A lot of customer/brand relationships are like bad marriages, they’re full of miscommunication and misunderstanding on both sides. And just like bad marriages, these relationships often break down after breaches of trust and disloyalty come into play. Unwanted brands try to console themselves with the notion that they couldn’t have tried any harder to make things work and finally they concede that it “wasn’t meant to be”.
The reality is that the customer probably didn’t want a relationship in the first place. Or at least they didn’t want the kind of relationship that the brand was offering.
The root of this misunderstanding is the fundamental disconnect between how brands see their relationship with customers and how customers perceive their relationship with brands. Many brands associate the word ‘relationship’ with emotion. To them, starting a relationship with a customer means forging a deep and meaningful bond which will lead to a long term association and, of course, sales. This has been the case since I started out in CRM, when the popular consensus was that a relationship of this nature would inspire loyalty, as the strength of the bond would make it difficult for the consumer to turn to a rival brand. Today many marketers still hold a firm belief in the power of brand loyalty, even when it has been proven that it is extremely rare – A recent study by Nielsen found that 78% of consumers are not loyal to a particular brand.
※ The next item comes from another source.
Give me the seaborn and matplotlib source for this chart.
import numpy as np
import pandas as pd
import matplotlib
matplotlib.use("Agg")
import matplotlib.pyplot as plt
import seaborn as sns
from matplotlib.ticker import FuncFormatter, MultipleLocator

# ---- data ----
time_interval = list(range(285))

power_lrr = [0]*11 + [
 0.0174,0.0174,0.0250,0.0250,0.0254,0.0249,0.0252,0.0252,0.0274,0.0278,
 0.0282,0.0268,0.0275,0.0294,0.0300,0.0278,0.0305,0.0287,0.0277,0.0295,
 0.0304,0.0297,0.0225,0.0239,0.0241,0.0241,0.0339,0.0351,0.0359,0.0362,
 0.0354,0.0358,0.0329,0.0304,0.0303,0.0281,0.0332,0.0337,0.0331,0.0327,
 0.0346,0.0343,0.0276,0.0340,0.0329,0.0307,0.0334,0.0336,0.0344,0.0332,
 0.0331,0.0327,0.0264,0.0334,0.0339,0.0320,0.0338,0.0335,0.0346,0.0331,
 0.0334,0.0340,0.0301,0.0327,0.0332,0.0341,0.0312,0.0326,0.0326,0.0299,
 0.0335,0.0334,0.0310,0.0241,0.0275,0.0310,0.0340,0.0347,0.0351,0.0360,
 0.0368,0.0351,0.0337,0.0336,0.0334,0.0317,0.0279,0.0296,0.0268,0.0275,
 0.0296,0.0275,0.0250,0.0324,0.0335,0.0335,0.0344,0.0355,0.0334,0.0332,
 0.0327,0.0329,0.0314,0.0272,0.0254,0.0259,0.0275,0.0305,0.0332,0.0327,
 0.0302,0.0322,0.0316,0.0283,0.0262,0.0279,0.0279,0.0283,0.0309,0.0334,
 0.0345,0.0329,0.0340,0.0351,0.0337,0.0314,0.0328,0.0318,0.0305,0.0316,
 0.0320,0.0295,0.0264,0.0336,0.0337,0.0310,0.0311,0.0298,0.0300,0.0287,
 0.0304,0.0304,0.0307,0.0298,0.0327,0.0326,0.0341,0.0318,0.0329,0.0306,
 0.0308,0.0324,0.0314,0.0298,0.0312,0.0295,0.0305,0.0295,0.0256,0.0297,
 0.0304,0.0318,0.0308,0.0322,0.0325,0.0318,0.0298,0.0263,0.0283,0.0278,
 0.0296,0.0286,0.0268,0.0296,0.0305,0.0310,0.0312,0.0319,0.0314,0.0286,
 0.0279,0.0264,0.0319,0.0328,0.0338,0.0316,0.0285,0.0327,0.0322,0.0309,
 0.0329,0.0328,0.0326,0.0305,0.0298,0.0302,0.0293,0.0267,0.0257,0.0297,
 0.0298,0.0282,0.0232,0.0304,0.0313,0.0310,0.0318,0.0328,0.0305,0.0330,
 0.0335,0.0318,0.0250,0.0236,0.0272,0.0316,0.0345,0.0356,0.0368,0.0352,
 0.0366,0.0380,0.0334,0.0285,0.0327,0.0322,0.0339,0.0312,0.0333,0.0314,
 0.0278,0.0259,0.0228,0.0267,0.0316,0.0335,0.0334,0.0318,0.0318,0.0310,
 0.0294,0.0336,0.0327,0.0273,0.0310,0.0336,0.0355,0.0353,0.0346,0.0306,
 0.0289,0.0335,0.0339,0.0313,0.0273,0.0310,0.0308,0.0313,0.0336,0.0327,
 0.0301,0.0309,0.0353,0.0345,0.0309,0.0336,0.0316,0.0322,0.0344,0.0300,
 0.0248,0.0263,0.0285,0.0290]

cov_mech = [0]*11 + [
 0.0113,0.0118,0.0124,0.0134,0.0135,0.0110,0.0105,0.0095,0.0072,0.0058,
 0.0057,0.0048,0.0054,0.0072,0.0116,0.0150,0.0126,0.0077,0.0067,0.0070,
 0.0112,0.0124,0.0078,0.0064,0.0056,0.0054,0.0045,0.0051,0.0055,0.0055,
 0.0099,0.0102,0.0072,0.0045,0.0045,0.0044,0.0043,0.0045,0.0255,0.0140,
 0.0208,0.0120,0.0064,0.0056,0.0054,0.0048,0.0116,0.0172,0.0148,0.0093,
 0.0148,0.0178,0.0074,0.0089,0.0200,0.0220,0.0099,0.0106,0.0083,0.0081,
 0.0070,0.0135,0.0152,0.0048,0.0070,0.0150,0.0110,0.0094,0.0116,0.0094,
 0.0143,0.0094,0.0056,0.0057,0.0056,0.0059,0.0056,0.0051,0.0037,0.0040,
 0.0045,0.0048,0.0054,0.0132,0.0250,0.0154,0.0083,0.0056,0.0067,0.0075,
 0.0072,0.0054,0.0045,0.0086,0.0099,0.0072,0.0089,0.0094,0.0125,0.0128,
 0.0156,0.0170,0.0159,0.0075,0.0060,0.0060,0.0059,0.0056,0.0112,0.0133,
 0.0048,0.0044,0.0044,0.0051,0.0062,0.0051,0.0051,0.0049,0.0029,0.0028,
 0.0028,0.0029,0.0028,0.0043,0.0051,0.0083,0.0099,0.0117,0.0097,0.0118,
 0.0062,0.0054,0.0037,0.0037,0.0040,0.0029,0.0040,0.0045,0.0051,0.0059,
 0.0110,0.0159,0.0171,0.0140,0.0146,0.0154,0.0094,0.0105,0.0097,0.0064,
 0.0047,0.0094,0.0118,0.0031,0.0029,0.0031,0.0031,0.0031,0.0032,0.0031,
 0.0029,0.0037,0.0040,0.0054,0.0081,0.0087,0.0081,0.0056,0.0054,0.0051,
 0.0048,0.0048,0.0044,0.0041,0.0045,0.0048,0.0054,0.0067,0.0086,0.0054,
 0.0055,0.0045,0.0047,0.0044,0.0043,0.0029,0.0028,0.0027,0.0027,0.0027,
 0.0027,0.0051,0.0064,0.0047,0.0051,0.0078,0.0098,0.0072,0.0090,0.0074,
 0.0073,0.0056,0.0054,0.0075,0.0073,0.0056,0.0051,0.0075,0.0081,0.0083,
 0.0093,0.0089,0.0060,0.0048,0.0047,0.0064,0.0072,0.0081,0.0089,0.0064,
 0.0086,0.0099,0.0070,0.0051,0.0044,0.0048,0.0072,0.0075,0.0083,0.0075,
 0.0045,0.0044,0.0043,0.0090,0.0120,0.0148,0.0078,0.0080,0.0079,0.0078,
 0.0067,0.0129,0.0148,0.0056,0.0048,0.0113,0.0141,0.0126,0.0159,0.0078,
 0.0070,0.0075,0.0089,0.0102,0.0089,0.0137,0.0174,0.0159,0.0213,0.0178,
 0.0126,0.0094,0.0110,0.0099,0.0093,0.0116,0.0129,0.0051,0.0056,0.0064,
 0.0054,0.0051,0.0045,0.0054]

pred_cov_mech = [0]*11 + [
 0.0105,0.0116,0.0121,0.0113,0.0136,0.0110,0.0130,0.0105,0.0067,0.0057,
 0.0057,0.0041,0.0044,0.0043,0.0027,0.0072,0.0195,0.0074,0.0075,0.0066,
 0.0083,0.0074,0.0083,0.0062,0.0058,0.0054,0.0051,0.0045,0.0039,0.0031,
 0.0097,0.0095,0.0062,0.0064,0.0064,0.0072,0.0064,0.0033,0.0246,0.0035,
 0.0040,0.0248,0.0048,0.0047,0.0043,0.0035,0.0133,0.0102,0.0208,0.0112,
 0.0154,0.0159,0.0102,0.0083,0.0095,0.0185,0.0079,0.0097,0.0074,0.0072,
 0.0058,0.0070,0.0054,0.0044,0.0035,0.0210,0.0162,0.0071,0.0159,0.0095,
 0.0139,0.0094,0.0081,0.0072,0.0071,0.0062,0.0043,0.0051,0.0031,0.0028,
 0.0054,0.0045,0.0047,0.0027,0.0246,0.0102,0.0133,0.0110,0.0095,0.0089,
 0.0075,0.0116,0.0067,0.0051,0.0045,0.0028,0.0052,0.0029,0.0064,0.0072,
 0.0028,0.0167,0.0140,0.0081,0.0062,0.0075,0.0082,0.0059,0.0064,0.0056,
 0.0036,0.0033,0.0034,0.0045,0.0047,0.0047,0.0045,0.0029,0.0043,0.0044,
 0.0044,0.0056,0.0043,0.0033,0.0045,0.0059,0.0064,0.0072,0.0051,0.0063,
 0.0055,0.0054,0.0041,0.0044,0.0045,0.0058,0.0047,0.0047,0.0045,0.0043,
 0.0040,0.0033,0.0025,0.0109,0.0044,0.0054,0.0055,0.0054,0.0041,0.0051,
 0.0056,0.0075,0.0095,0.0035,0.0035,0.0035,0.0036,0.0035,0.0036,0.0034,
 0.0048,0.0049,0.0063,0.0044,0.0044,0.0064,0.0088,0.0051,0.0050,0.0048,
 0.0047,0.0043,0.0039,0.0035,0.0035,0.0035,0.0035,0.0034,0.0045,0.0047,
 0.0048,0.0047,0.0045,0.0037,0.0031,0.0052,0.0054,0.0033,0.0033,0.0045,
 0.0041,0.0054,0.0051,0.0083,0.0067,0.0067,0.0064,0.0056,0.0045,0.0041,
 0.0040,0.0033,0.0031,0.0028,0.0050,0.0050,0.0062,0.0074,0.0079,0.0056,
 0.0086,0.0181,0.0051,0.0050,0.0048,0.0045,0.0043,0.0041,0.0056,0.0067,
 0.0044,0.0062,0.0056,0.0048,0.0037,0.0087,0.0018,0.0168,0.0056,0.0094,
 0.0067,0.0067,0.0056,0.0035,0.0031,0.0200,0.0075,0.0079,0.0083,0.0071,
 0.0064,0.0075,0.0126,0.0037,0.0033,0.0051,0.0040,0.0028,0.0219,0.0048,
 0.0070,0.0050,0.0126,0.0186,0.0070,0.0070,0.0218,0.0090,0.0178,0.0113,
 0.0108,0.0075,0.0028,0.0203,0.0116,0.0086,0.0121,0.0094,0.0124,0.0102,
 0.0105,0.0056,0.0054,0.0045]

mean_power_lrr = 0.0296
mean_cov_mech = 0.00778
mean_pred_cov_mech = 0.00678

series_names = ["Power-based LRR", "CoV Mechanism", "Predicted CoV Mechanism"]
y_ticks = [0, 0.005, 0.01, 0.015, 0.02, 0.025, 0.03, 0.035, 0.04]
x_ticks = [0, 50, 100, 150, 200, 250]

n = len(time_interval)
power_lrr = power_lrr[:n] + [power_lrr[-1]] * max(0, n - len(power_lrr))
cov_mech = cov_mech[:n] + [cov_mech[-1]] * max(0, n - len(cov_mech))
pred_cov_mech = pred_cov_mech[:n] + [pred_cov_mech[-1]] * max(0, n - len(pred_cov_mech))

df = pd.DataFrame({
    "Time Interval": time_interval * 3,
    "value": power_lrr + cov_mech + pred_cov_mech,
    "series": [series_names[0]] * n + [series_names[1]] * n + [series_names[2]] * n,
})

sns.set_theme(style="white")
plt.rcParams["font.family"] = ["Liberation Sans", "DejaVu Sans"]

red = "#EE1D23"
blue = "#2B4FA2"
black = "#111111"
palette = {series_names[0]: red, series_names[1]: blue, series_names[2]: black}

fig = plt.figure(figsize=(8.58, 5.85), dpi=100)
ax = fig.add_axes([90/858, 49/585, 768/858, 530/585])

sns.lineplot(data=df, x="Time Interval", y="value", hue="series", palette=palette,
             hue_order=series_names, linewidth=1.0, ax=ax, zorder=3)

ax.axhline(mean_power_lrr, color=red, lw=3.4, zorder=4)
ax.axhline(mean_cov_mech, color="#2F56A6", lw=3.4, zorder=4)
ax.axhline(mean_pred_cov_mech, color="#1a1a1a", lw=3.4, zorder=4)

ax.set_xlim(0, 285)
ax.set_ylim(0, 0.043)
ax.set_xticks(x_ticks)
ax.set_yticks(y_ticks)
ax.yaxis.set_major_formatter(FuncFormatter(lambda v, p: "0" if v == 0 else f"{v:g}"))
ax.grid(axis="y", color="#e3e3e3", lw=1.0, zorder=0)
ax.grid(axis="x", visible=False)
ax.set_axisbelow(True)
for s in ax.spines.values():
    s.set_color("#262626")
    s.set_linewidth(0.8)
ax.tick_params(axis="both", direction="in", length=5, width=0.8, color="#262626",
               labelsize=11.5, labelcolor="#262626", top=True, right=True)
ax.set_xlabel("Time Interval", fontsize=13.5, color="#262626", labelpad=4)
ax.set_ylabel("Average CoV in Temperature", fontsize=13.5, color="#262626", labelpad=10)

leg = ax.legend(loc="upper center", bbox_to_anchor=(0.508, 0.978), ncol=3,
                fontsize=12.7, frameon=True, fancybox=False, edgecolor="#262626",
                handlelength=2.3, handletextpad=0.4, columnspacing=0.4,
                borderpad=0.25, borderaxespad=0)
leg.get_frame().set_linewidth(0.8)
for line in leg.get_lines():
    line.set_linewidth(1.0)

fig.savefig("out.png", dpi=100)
In fact, brand loyalty may not even exist at all. We now know that consumers who repeatedly buy the same product from a certain brand, seemingly their most loyal customers, are actually more likely than an average consumer to be fickle and disloyal. As these consumers tend to be drawn to the product category rather than the brand that provides it, they’re more likely to have their head turned by a lower price or an attractive deal offered by a competitor.
Unfortunately for marketers, heartfelt emotion rarely factors into the equation on the customer side. Instead, customers see their relationship with a brand as a series of value transactions. If they’re not purchasing a product from a brand, they expect value in the form of useful, helpful or entertaining content. And they want to access this content on their own terms – when, where and how they want to. They certainly don’t want to be bombarded by a slew of brand messages every time they log into Twitter or open their email. It’s well known that younger generations are especially put off by overzealous marketing and at Karmarama we’re starting to see how this is affecting their association with brands. We recently carried out a brand loyalty study that found that 55% of 18-25 year olds don’t feel they have any kind of a relationship with a brand.
Of course brands still need to interact with their prospect consumers, so what should they be doing? Well, firstly they need to facilitate situations where mutually beneficial communication is able to take place and make the most of these opportunities when they crop up. Modern marketers have a wealth of consumer data at their fingertips that can be harnessed to create tailored, positive experiences for the customer that will keep them engaged and interested.
Instead of aiming for a lifelong love affair with customers, marketers should be using data to establish themselves as valued sources of advice, entertainment and interesting information. In return, customers may be willing to look at that brand’s products, share data about themselves, or at the very least come back for more. To expect anything more is presumptive – and will likely result in heartache.